▶ **Given task**: Repeat exactly the lines from the start through the line with "var levelNames = ['Vacuum", both ends included.

═══ Given data ═══

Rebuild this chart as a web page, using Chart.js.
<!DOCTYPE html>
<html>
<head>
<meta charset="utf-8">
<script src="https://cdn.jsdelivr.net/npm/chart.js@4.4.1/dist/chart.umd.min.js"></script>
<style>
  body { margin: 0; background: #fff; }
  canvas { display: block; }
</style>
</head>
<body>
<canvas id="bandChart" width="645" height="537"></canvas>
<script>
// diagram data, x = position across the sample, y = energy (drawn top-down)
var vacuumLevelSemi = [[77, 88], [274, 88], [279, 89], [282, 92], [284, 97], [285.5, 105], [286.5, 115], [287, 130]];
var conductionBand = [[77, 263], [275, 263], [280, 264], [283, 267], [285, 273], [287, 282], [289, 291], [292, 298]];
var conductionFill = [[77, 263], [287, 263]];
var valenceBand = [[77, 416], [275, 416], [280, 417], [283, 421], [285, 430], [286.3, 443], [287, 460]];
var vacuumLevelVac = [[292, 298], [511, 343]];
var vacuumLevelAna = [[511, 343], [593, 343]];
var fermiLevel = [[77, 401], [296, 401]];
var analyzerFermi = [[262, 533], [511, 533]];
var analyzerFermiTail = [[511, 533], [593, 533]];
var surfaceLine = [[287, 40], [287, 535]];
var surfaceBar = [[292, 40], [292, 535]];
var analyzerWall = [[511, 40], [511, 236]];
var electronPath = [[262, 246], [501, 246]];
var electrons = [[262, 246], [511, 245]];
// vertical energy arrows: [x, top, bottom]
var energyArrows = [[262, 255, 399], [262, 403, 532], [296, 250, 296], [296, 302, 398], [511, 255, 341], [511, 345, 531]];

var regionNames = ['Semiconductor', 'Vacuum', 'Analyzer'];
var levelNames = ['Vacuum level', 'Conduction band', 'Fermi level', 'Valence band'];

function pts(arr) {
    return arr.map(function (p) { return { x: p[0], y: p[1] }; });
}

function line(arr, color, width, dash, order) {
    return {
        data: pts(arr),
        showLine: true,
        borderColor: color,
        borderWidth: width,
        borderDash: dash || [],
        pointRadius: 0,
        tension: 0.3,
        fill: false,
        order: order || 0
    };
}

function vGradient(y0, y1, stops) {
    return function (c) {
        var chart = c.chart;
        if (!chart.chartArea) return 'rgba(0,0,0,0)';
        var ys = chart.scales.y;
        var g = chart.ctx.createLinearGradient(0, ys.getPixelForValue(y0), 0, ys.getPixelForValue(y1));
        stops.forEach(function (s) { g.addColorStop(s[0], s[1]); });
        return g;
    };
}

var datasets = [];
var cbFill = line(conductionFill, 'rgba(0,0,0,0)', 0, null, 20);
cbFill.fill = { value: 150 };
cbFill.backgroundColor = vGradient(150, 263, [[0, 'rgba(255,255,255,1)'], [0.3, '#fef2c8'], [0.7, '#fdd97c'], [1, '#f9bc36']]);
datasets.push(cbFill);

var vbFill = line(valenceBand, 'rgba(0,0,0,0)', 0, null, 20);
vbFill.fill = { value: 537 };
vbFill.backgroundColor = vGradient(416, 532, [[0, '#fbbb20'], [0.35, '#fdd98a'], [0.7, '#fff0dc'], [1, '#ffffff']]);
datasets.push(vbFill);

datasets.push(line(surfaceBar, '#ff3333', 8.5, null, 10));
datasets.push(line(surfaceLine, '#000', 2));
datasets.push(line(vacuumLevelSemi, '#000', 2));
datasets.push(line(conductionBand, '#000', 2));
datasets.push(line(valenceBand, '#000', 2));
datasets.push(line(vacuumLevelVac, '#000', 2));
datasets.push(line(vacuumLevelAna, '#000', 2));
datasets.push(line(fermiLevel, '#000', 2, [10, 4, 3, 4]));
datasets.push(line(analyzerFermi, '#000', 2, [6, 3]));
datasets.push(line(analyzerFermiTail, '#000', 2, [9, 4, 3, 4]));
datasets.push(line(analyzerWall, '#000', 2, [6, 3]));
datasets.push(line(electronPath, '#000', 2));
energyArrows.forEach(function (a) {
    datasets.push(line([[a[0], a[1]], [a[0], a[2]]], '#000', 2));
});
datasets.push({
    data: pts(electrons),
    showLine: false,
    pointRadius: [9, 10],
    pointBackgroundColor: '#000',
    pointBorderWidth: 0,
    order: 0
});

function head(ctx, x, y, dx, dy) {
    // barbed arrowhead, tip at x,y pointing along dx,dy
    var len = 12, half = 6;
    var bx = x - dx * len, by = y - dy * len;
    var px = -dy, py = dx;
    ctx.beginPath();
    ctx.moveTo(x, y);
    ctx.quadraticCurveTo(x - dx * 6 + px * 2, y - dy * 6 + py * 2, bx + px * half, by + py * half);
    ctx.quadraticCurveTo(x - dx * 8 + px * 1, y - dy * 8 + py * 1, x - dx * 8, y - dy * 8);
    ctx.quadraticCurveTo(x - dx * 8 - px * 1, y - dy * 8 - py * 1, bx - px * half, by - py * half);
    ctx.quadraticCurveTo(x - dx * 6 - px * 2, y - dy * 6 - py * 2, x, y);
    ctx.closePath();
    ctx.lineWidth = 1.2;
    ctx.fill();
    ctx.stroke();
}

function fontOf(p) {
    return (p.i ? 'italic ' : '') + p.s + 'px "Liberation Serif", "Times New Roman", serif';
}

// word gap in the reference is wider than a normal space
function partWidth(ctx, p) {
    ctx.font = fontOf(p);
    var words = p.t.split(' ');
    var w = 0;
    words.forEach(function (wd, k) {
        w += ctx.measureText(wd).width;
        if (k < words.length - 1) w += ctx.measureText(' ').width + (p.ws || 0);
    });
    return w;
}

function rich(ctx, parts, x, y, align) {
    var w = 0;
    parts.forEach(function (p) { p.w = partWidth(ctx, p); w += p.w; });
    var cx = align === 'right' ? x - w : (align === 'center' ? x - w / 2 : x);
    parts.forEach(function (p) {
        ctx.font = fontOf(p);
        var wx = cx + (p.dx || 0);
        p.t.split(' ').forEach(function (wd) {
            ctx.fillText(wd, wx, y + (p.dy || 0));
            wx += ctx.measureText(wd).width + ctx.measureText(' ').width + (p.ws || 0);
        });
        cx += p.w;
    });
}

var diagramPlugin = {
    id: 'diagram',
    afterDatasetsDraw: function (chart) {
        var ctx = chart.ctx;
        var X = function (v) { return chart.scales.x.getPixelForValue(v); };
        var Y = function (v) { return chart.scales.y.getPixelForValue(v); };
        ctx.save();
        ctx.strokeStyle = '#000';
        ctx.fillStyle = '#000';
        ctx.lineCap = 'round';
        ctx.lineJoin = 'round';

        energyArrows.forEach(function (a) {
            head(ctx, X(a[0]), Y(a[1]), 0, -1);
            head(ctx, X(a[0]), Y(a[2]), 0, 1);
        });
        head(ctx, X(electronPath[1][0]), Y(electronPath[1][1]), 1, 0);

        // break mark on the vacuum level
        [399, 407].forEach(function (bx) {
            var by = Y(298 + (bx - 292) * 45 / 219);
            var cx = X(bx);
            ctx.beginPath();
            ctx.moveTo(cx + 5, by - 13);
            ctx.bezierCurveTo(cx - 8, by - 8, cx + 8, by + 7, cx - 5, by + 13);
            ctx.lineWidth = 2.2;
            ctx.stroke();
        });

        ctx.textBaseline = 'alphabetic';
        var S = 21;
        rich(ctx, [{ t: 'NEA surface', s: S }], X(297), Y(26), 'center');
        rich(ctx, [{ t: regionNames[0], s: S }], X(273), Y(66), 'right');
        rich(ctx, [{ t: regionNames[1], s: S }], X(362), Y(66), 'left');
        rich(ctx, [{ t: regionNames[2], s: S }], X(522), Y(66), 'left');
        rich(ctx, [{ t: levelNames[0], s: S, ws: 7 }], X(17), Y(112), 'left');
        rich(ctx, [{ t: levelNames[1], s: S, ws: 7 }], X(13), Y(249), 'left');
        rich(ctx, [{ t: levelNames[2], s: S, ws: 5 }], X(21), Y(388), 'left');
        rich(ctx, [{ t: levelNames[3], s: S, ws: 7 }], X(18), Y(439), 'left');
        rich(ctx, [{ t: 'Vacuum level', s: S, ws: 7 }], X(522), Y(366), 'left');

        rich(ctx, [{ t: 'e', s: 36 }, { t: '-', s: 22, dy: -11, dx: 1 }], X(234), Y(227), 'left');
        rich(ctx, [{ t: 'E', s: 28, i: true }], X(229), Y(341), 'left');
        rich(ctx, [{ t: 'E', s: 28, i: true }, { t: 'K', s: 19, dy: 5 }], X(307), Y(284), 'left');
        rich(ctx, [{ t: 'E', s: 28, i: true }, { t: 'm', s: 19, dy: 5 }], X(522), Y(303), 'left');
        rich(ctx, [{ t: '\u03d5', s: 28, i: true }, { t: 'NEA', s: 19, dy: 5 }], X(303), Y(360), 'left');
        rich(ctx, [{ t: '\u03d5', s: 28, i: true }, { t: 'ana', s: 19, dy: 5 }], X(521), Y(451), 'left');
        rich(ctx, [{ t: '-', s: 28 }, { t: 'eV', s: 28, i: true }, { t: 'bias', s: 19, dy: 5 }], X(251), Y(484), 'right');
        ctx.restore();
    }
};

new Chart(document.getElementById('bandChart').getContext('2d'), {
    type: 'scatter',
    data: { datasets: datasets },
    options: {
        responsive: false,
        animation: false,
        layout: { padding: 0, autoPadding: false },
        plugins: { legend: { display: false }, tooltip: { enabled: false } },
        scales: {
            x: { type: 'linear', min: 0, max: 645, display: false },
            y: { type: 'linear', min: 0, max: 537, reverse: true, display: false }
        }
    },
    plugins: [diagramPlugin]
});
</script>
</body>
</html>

═══

▶ **Task answer**:
Rebuild this chart as a web page, using Chart.js.
<!DOCTYPE html>
<html>
<head>
<meta charset="utf-8">
<script src="https://cdn.jsdelivr.net/npm/chart.js@4.4.1/dist/chart.umd.min.js"></script>
<style>
  body { margin: 0; background: #fff; }
  canvas { display: block; }
</style>
</head>
<body>
<canvas id="bandChart" width="645" height="537"></canvas>
<script>
// diagram data, x = position across the sample, y = energy (drawn top-down)
var vacuumLevelSemi = [[77, 88], [274, 88], [279, 89], [282, 92], [284, 97], [285.5, 105], [286.5, 115], [287, 130]];
var conductionBand = [[77, 263], [275, 263], [280, 264], [283, 267], [285, 273], [287, 282], [289, 291], [292, 298]];
var conductionFill = [[77, 263], [287, 263]];
var valenceBand = [[77, 416], [275, 416], [280, 417], [283, 421], [285, 430], [286.3, 443], [287, 460]];
var vacuumLevelVac = [[292, 298], [511, 343]];
var vacuumLevelAna = [[511, 343], [593, 343]];
var fermiLevel = [[77, 401], [296, 401]];
var analyzerFermi = [[262, 533], [511, 533]];
var analyzerFermiTail = [[511, 533], [593, 533]];
var surfaceLine = [[287, 40], [287, 535]];
var surfaceBar = [[292, 40], [292, 535]];
var analyzerWall = [[511, 40], [511, 236]];
var electronPath = [[262, 246], [501, 246]];
var electrons = [[262, 246], [511, 245]];
// vertical energy arrows: [x, top, bottom]
var energyArrows = [[262, 255, 399], [262, 403, 532], [296, 250, 296], [296, 302, 398], [511, 255, 341], [511, 345, 531]];

var regionNames = ['Semiconductor', 'Vacuum', 'Analyzer'];
var levelNames = ['Vacuum level', 'Conduction band', 'Fermi level', 'Valence band'];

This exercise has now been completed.